The records that follow are to be transcribed in full, without their images.

### Stored items from a collection

-- BEGIN --

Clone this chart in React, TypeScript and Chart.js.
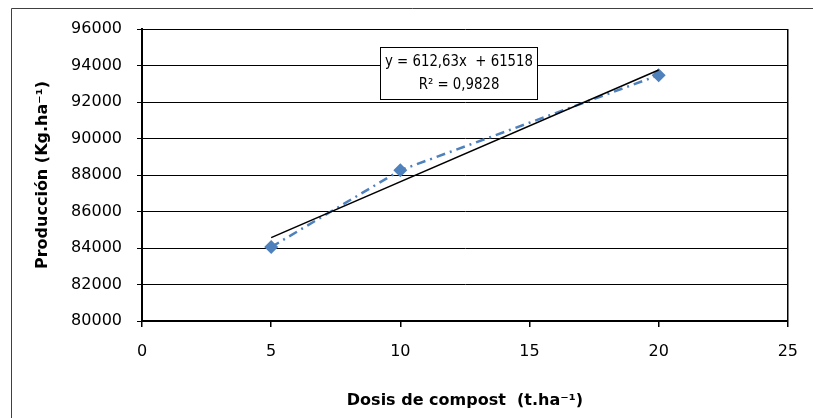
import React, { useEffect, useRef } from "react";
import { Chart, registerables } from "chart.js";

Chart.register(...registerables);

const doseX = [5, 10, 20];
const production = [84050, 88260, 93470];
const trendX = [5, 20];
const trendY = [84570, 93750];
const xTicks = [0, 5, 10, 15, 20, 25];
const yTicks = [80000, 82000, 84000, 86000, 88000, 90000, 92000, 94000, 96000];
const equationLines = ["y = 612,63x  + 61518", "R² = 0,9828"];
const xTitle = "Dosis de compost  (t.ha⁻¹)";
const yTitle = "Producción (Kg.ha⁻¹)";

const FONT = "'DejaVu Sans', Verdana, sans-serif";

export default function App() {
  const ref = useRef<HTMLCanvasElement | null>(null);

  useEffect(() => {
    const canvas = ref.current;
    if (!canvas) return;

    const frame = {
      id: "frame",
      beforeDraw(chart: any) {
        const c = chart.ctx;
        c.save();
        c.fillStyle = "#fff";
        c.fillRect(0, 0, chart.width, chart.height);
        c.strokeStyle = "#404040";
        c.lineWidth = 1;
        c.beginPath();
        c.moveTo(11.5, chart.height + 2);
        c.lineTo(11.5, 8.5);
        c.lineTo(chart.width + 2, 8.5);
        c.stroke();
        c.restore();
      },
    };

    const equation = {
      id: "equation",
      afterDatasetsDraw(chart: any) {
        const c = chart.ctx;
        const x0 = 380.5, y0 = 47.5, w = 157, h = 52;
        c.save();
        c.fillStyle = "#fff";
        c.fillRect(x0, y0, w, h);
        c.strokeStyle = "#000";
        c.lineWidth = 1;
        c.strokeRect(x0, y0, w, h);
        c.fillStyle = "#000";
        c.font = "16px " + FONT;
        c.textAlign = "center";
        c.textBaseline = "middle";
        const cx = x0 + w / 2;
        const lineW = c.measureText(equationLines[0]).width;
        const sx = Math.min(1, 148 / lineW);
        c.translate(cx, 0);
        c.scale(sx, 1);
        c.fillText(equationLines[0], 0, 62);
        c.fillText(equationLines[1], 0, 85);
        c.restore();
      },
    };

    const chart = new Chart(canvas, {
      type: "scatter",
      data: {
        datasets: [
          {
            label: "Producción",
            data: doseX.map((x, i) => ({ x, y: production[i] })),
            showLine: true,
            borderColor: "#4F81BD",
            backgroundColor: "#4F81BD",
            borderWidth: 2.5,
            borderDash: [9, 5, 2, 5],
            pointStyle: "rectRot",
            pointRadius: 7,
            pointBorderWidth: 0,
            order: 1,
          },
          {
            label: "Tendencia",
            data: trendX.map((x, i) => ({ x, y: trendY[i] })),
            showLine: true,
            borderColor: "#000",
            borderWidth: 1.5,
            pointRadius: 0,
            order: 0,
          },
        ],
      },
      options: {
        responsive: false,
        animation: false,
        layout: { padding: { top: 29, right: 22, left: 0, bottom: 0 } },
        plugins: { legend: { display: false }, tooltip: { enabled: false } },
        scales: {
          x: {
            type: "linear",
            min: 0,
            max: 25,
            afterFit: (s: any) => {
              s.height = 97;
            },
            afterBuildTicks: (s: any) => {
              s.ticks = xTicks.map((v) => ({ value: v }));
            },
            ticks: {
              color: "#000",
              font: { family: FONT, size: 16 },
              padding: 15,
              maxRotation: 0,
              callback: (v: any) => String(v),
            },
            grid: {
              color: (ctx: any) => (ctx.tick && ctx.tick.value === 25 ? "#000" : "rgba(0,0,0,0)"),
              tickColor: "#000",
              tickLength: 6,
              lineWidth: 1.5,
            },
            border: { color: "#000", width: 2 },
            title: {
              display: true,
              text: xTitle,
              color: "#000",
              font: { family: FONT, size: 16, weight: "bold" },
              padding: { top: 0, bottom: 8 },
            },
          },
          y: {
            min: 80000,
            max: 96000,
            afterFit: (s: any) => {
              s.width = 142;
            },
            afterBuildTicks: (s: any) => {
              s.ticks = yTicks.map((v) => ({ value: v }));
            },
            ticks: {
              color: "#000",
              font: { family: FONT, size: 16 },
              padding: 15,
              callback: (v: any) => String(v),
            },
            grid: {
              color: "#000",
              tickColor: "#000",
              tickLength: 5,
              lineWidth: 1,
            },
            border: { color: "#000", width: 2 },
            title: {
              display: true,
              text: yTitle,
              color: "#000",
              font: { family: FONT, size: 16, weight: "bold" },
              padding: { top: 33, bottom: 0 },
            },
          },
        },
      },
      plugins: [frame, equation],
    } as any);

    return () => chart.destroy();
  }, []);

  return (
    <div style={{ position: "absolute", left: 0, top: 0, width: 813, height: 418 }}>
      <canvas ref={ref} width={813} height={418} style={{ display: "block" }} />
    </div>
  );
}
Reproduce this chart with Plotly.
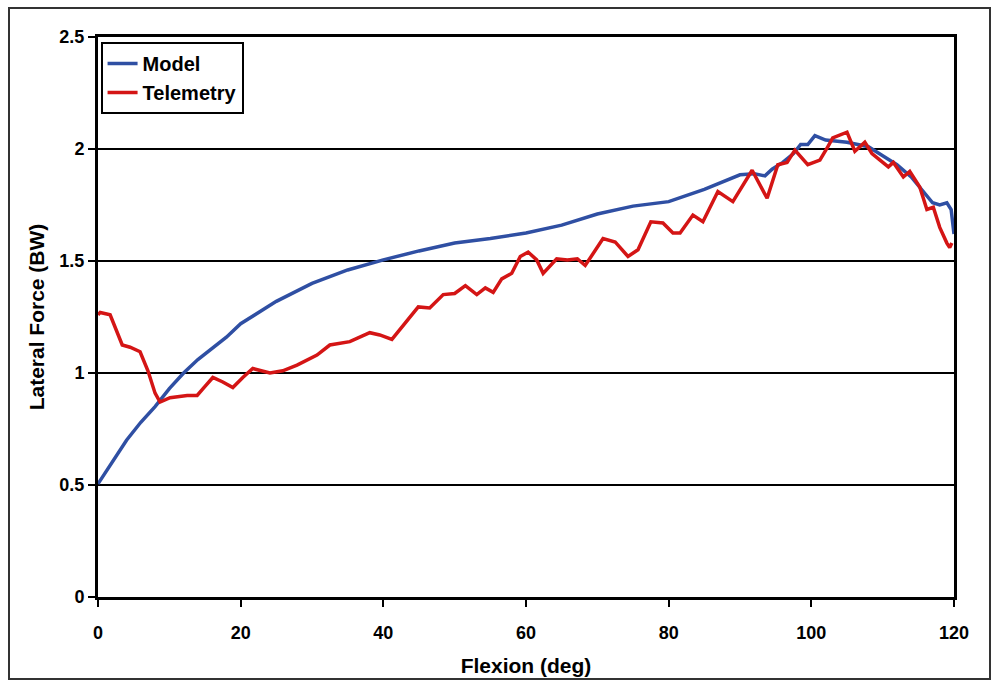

-- END --

### The output
Clone this chart in React, TypeScript and Chart.js.
import React, { useEffect, useRef } from "react";
import { Chart, registerables } from "chart.js";

Chart.register(...registerables);

const doseX = [5, 10, 20];
const production = [84050, 88260, 93470];
const trendX = [5, 20];
const trendY = [84570, 93750];
const xTicks = [0, 5, 10, 15, 20, 25];
const yTicks = [80000, 82000, 84000, 86000, 88000, 90000, 92000, 94000, 96000];
const equationLines = ["y = 612,63x  + 61518", "R² = 0,9828"];
const xTitle = "Dosis de compost  (t.ha⁻¹)";
const yTitle = "Producción (Kg.ha⁻¹)";

const FONT = "'DejaVu Sans', Verdana, sans-serif";

export default function App() {
  const ref = useRef<HTMLCanvasElement | null>(null);

  useEffect(() => {
    const canvas = ref.current;
    if (!canvas) return;

    const frame = {
      id: "frame",
      beforeDraw(chart: any) {
        const c = chart.ctx;
        c.save();
        c.fillStyle = "#fff";
        c.fillRect(0, 0, chart.width, chart.height);
        c.strokeStyle = "#404040";
        c.lineWidth = 1;
        c.beginPath();
        c.moveTo(11.5, chart.height + 2);
        c.lineTo(11.5, 8.5);
        c.lineTo(chart.width + 2, 8.5);
        c.stroke();
        c.restore();
      },
    };

    const equation = {
      id: "equation",
      afterDatasetsDraw(chart: any) {
        const c = chart.ctx;
        const x0 = 380.5, y0 = 47.5, w = 157, h = 52;
        c.save();
        c.fillStyle = "#fff";
        c.fillRect(x0, y0, w, h);
        c.strokeStyle = "#000";
        c.lineWidth = 1;
        c.strokeRect(x0, y0, w, h);
        c.fillStyle = "#000";
        c.font = "16px " + FONT;
        c.textAlign = "center";
        c.textBaseline = "middle";
        const cx = x0 + w / 2;
        const lineW = c.measureText(equationLines[0]).width;
        const sx = Math.min(1, 148 / lineW);
        c.translate(cx, 0);
        c.scale(sx, 1);
        c.fillText(equationLines[0], 0, 62);
        c.fillText(equationLines[1], 0, 85);
        c.restore();
      },
    };

    const chart = new Chart(canvas, {
      type: "scatter",
      data: {
        datasets: [
          {
            label: "Producción",
            data: doseX.map((x, i) => ({ x, y: production[i] })),
            showLine: true,
            borderColor: "#4F81BD",
            backgroundColor: "#4F81BD",
            borderWidth: 2.5,
            borderDash: [9, 5, 2, 5],
            pointStyle: "rectRot",
            pointRadius: 7,
            pointBorderWidth: 0,
            order: 1,
          },
          {
            label: "Tendencia",
            data: trendX.map((x, i) => ({ x, y: trendY[i] })),
            showLine: true,
            borderColor: "#000",
            borderWidth: 1.5,
            pointRadius: 0,
            order: 0,
          },
        ],
      },
      options: {
        responsive: false,
        animation: false,
        layout: { padding: { top: 29, right: 22, left: 0, bottom: 0 } },
        plugins: { legend: { display: false }, tooltip: { enabled: false } },
        scales: {
          x: {
            type: "linear",
            min: 0,
            max: 25,
            afterFit: (s: any) => {
              s.height = 97;
            },
            afterBuildTicks: (s: any) => {
              s.ticks = xTicks.map((v) => ({ value: v }));
            },
            ticks: {
              color: "#000",
              font: { family: FONT, size: 16 },
              padding: 15,
              maxRotation: 0,
              callback: (v: any) => String(v),
            },
            grid: {
              color: (ctx: any) => (ctx.tick && ctx.tick.value === 25 ? "#000" : "rgba(0,0,0,0)"),
              tickColor: "#000",
              tickLength: 6,
              lineWidth: 1.5,
            },
            border: { color: "#000", width: 2 },
            title: {
              display: true,
              text: xTitle,
              color: "#000",
              font: { family: FONT, size: 16, weight: "bold" },
              padding: { top: 0, bottom: 8 },
            },
          },
          y: {
            min: 80000,
            max: 96000,
            afterFit: (s: any) => {
              s.width = 142;
            },
            afterBuildTicks: (s: any) => {
              s.ticks = yTicks.map((v) => ({ value: v }));
            },
            ticks: {
              color: "#000",
              font: { family: FONT, size: 16 },
              padding: 15,
              callback: (v: any) => String(v),
            },
            grid: {
              color: "#000",
              tickColor: "#000",
              tickLength: 5,
              lineWidth: 1,
            },
            border: { color: "#000", width: 2 },
            title: {
              display: true,
              text: yTitle,
              color: "#000",
              font: { family: FONT, size: 16, weight: "bold" },
              padding: { top: 33, bottom: 0 },
            },
          },
        },
      },
      plugins: [frame, equation],
    } as any);

    return () => chart.destroy();
  }, []);

  return (
    <div style={{ position: "absolute", left: 0, top: 0, width: 813, height: 418 }}>
      <canvas ref={ref} width={813} height={418} style={{ display: "block" }} />
    </div>
  );
}
Reproduce this chart with Plotly.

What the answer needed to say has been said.